Thermal performance of lithium-ion battery tabs under liquid immersion cooling conditions

Abstract

The thermal performance of the electrode terminals or tabs of a 26650 LiFePO₄ cylindrical lithium-ion battery under direct contact liquid immersion cooling conditions is experimentally investigated during charging and discharging, highlighting their contribution to the overall heat transfer from the battery which has not been examined previously. High rates of heat transfer occur from the terminal surfaces for complete immersion in Novec 7000 due to the battery’s anisotropic thermophysical properties, coupled with additional heating from the electrical connections. The establishment of two-phase conditions for initial bulk fluid temperatures of 33 °C ± 0.5 °C further augments the heat transfer, providing greater thermal uniformity across the entire battery as nucleate boiling is induced on the terminal surfaces.
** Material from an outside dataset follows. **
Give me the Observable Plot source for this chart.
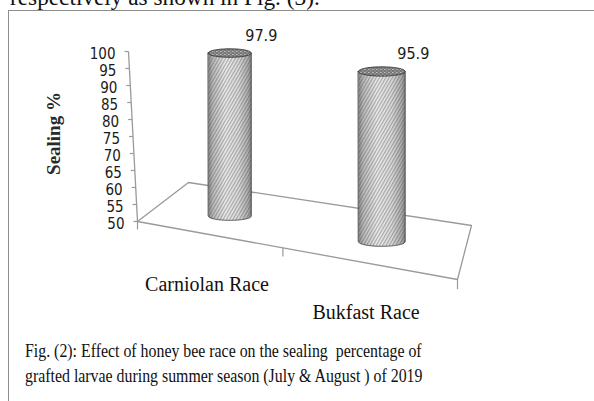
<!DOCTYPE html>
<html><head><meta charset="utf-8">
<script src="https://cdn.jsdelivr.net/npm/d3@7"></script>
<script src="https://cdn.jsdelivr.net/npm/@observablehq/plot@0.6"></script>
<style>
html,body{margin:0;padding:0;background:#fff;width:594px;height:401px;overflow:hidden;position:relative;}
#cut{position:absolute;left:10px;top:-15px;font:24px "Liberation Serif","Times New Roman",serif;line-height:24px;white-space:nowrap;color:#111;transform:scaleX(0.97);transform-origin:0 0;}
#chart{position:absolute;left:0;top:0;}
#frame{position:absolute;left:8px;top:10px;width:620px;height:420px;border-left:1.5px solid #8e8e8e;border-top:1.5px solid #8e8e8e;pointer-events:none;}
#caption{position:absolute;left:25px;top:338px;font:19px "Liberation Serif","Times New Roman",serif;line-height:25px;color:#111;white-space:pre;}
#caption div{transform:scaleX(0.835);transform-origin:0 0;}
</style></head>
<body>
<div id="cut"></div>
<div id="chart"></div>
<div id="frame"></div>
<div id="caption"></div>
<script>
// ---- data ----
const categories = ["Carniolan Race", "Bukfast Race"];
const values = [97.9, 95.9];
const yTicks = [50, 55, 60, 65, 70, 75, 80, 85, 90, 95, 100];
const yTitle = "Sealing %";
const captionLines = [
  "Fig. (2): Effect of honey bee race on the sealing  percentage of",
  "grafted larvae during summer season (July & August ) of 2019"
];
const pageLine = "respectively as shown in Fig. (3).";

// ---- layout (3D floor projection) ----
const W = 594, H = 330;
const corners = {A: [137, 221], D: [457, 279], C: [471, 225], B: [188, 182]};
function makeH(P0, P1, P2, P3) {
  const [x0, y0] = P0, [x1, y1] = P1, [x2, y2] = P2, [x3, y3] = P3;
  const dx1 = x1 - x2, dy1 = y1 - y2, dx2 = x3 - x2, dy2 = y3 - y2;
  const dx3 = x0 - x1 + x2 - x3, dy3 = y0 - y1 + y2 - y3;
  const den = dx1 * dy2 - dy1 * dx2;
  const g = (dx3 * dy2 - dy3 * dx2) / den, h = (dx1 * dy3 - dy1 * dx3) / den;
  const a = x1 - x0 + g * x1, b = x3 - x0 + h * x3, c = x0;
  const d = y1 - y0 + g * y1, e = y3 - y0 + h * y3, f = y0;
  return (u, w) => { const q = g * u + h * w + 1; return [(a * u + b * w + c) / q, (d * u + e * w + f) / q, 1 / q]; };
}
const proj = makeH(corners.A, corners.D, corners.C, corners.B);

const vScale = Plot.scale({y: {type: "linear", domain: [50, 100], range: [0, 170]}});
const cScale = Plot.scale({x: {type: "band", domain: categories, range: [0, 1], padding: 0}});
const axisSlant = 9 / 170;
const axisPt = v => { const h = vScale.apply(v); return [corners.A[0] - h * axisSlant, corners.A[1] - h]; };

const depth = 0.4, shift = 0.015, rx0 = 21.7, ry0 = 4.3;
const cyl = categories.map((c, i) => {
  const u = cScale.apply(c) + cScale.bandwidth / 2 + shift;
  const [x, y, s] = proj(u, depth);
  return {cat: c, value: values[i], cx: x, base: y, top: y - vScale.apply(values[i]) * s - 2, rx: rx0 * s, ry: ry0 * s};
});
const N = 48;
const body = [], topE = [];
for (const k of cyl) {
  for (let j = 0; j <= N; j++) {
    const t = -1 + 2 * j / N, r = Math.sqrt(Math.max(0, 1 - t * t));
    body.push({cat: k.cat, x: k.cx + k.rx * t, y1: k.top, y2: k.base + k.ry * r});
    topE.push({cat: k.cat, x: k.cx + k.rx * t, y1: k.top - k.ry * r, y2: k.top + k.ry * r});
  }
}
const floorPoly = [[0, 0], [1, 0], [1, 1], [0, 1], [0, 0]].map(([u, w]) => proj(u, w));
const bounds = [...categories.map(c => cScale.apply(c)), 1].map(u => { const p = proj(u, 0); return {x: p[0], y: p[1], s: p[2]}; });
const labelPts = categories.map(c => { const p = proj(cScale.apply(c) + cScale.bandwidth / 2, 0); return {cat: c, x: p[0], y: p[1]}; });

const sansN = "'Liberation Sans Narrow','DejaVu Sans Condensed','Arial Narrow',sans-serif";
const serif = "'Liberation Serif','Times New Roman',serif";
const gray = "#9a9a9a";

const svg = Plot.plot({
  width: W, height: H, margin: 0,
  x: {type: "identity", axis: null}, y: {type: "identity", axis: null},
  style: {background: "transparent", overflow: "visible"},
  marks: [
    Plot.line(floorPoly, {x: d => d[0], y: d => d[1], stroke: gray, strokeWidth: 1.3}),
    Plot.link(bounds, {x1: "x", y1: "y", x2: "x", y2: d => d.y + 8 * d.s, stroke: gray, strokeWidth: 1.2}),
    Plot.link([50], {x1: () => axisPt(50)[0], y1: () => axisPt(50)[1], x2: () => axisPt(100)[0], y2: () => axisPt(100)[1], stroke: gray, strokeWidth: 1.3}),
    Plot.link(yTicks, {x1: v => axisPt(v)[0] - 4, y1: v => axisPt(v)[1], x2: v => axisPt(v)[0], y2: v => axisPt(v)[1], stroke: gray, strokeWidth: 1.2}),
    Plot.text(yTicks, {x: v => axisPt(v)[0], y: v => axisPt(v)[1], dx: -13, dy: 3, text: v => String(v), textAnchor: "end", fontFamily: sansN, fontSize: 15, fill: "#1a1a1a"}),
    Plot.text([yTitle], {x: () => 53, y: () => 133, text: d => d, rotate: -90, fontFamily: serif, fontSize: 19, fontWeight: "bold", fill: "#2a2a2a"}),
    Plot.text(labelPts, {x: "x", y: "y", dy: 50, text: "cat", fontFamily: serif, fontSize: 20, fill: "#111"}),
    Plot.areaY(body, {x: "x", y1: "y1", y2: "y2", z: "cat", fill: "url(#cylGrad)", curve: "linear"}),
    Plot.areaY(body, {x: "x", y1: "y1", y2: "y2", z: "cat", fill: "url(#hatch)", stroke: "#4a4a4a", strokeWidth: 0.9, curve: "linear"}),
    Plot.areaY(topE, {x: "x", y1: "y1", y2: "y2", z: "cat", fill: "url(#speckle)", stroke: "#3a3a3a", strokeWidth: 1, curve: "linear"}),
    Plot.text(cyl, {x: "cx", y: "top", dx: 31, dy: -18, text: d => d.value.toFixed(1), fontFamily: sansN, fontSize: 16, fill: "#1a1a1a"})
  ]
});

const defs = d3.select(svg).insert("defs", ":first-child");
const grad = defs.append("linearGradient").attr("id", "cylGrad").attr("x1", 0).attr("x2", 1).attr("y1", 0).attr("y2", 0);
[[0, "#8a8a8a"], [0.1, "#bdbdbd"], [0.4, "#efefef"], [0.7, "#e0e0e0"], [0.92, "#b0b0b0"], [1, "#858585"]]
  .forEach(([o, c]) => grad.append("stop").attr("offset", o).attr("stop-color", c));
const hatch = defs.append("pattern").attr("id", "hatch").attr("width", 2.8).attr("height", 2.8)
  .attr("patternUnits", "userSpaceOnUse").attr("patternTransform", "rotate(30)");
hatch.append("line").attr("x1", 0.7).attr("y1", 0).attr("x2", 0.7).attr("y2", 2.8)
  .attr("stroke", "#404040").attr("stroke-width", 0.9).attr("stroke-opacity", 0.55);
const sp = defs.append("pattern").attr("id", "speckle").attr("width", 4).attr("height", 3).attr("patternUnits", "userSpaceOnUse");
sp.append("rect").attr("width", 4).attr("height", 3).attr("fill", "#777");
sp.append("rect").attr("x", 0).attr("y", 0).attr("width", 1.6).attr("height", 1).attr("fill", "#c0c0c0");
sp.append("rect").attr("x", 2).attr("y", 1.5).attr("width", 1.6).attr("height", 1).attr("fill", "#a8a8a8");

document.getElementById("chart").appendChild(svg);
document.getElementById("cut").textContent = pageLine;
const cap = document.getElementById("caption");
for (const line of captionLines) { const dv = document.createElement("div"); dv.textContent = line; cap.appendChild(dv); }
</script>
</body></html>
Vigorous vapour bubble growth and departure limits the temperature difference between the terminals and the bulk fluid, indicative of the heat transfer intensity, with values two to three times lower than those observed under natural convection liquid immersion conditions. For the discharge rate of 10C, the phase change restricts the temperature difference between the positive and negative terminals and the bulk fluid to a maximum of 3.5 °C and 5 °C respectively. A corresponding cell thermal inhomogeneity of 2.2 °C is maintained, minimising accelerated electrochemical material degradation. Similar performance is exhibited during charging at the rate of 4C, restricting the temperature difference between the positive and negative terminals and the bulk fluid to a maximum of 1.4 °C and 2.2 °C respectively, and the cell thermal inhomogeneity to 1 °C.